Apple raised prices on its Mac and iPad lines worldwide on Thursday by as much as 20 percent, and Microsoft hours later lifted Xbox console prices by $100 to $150, the most direct evidence yet that the artificial-intelligence memory-chip shortage has reached the consumer-electronics shelf.

The two announcements, the largest single-day price actions by either company in years, moved the cost of a base MacBook Pro from $1,699 to $1,999 and pushed Apple's Mac Studio M3 Ultra desktop from $3,999 to $5,299, a $1,300 jump. Apple shares fell more than 6 percent, their steepest decline since President Trump's April 2025 "liberation day" tariff announcement.

Memory the culprit

Both companies pinned the increases on the surge in demand for the RAM and storage chips that fill AI data centers built by Nvidia, Advanced Micro Devices and Google. Apple said in a statement that it had "shielded our customers from these increases so far, but we have now reached a point where we need to begin raising prices on a number of products, including today's increases for iPad and Mac." The company called the situation an "unprecedented challenge" and said, "We have never seen a component price increase this much, this quickly."

Microsoft said console storage and memory prices "have increased by more than 2.5x and we expect another doubling by the fall of 2027." The Redmond, Washington, company added that "the entire consumer electronics industry is struggling with the current components crisis, but the effects are particularly hard on consoles."

The sticker shock

The base MacBook Air rose to $1,299 from $1,099, the iPad Air to $749 from $599 and the iPad Pro to $1,199 from $999, according to Al Jazeera. Apple's entry-level MacBook Neo, launched only months ago, moved to $699 from $599. The 512-gigabyte Xbox will sell for $499 starting in August and the one-terabyte version for $749, the BBC reported, leaving the console 30 percent to 40 percent more expensive than it was a year ago after an October hike of $20 to $70.

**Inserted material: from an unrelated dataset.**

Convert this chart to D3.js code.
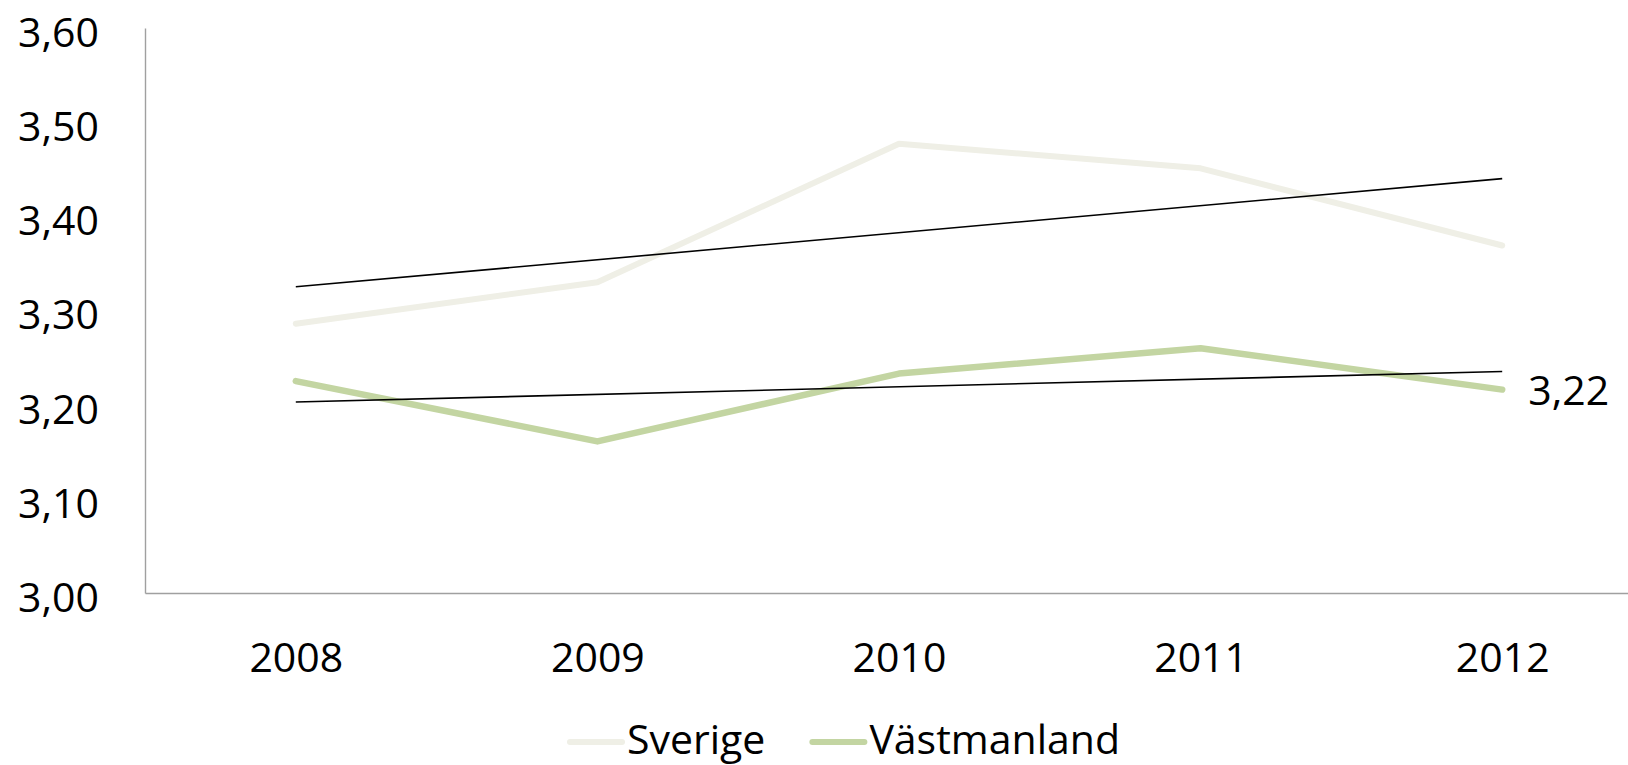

Apple's outgoing chief executive, Tim Cook, told The Wall Street Journal earlier in June that price increases were "unavoidable," calling the memory market "unsustainable." Cook said, "We definitely need memory pricing and supply to return to reasonable levels for consumer products. That's the bottom line."

Retailers brace

Gartner senior director analyst Ranjit Atwal told CNBC that soaring memory costs will cut global personal-computer shipments by 10.4 percent and smartphone shipments by 8.4 percent in 2026, and lift PC prices 17 percent and smartphone prices 13 percent against 2025 levels. Atwal said relief is unlikely "until the end of 2027."

Incoming Best Buy chief executive Jason Bonfig said on a call with reporters earlier this month that the chain's computing division will be hit hardest. "We did see some staggered price increases in Q1, so moving to Q2, we do expect [average sale prices] to increase and units from an elasticity perspective to be impacted," Bonfig said. The National Retail Federation and other groups asked the Treasury and Commerce departments earlier this month to examine the "urgent imbalance" in the memory market.

The pushback

Not every analyst expects pain to translate into lost customers. Dipanjan Chatterjee, vice president and principal analyst at Forrester, told the BBC that "if anyone can survive a price increase with minimal blowback, it's Apple." Loop Capital's Anthony Chukumba said larger retailers have "leverage" to delay pass-throughs, and that consumers replacing four- or five-year-old laptops "are none the wiser" about the underlying chip math.

Watch the iPhone

The next test arrives this fall, when Apple is expected to announce the 2026 iPhone. Trevor Long, an Australia-based consumer-tech analyst, told Al Jazeera he expects "a $50-150 price rise across the range, depending on models." Microsoft, having tied its next move to chip costs that it forecasts will double again by late 2027, has effectively warned that Thursday's Xbox increase will not be its last.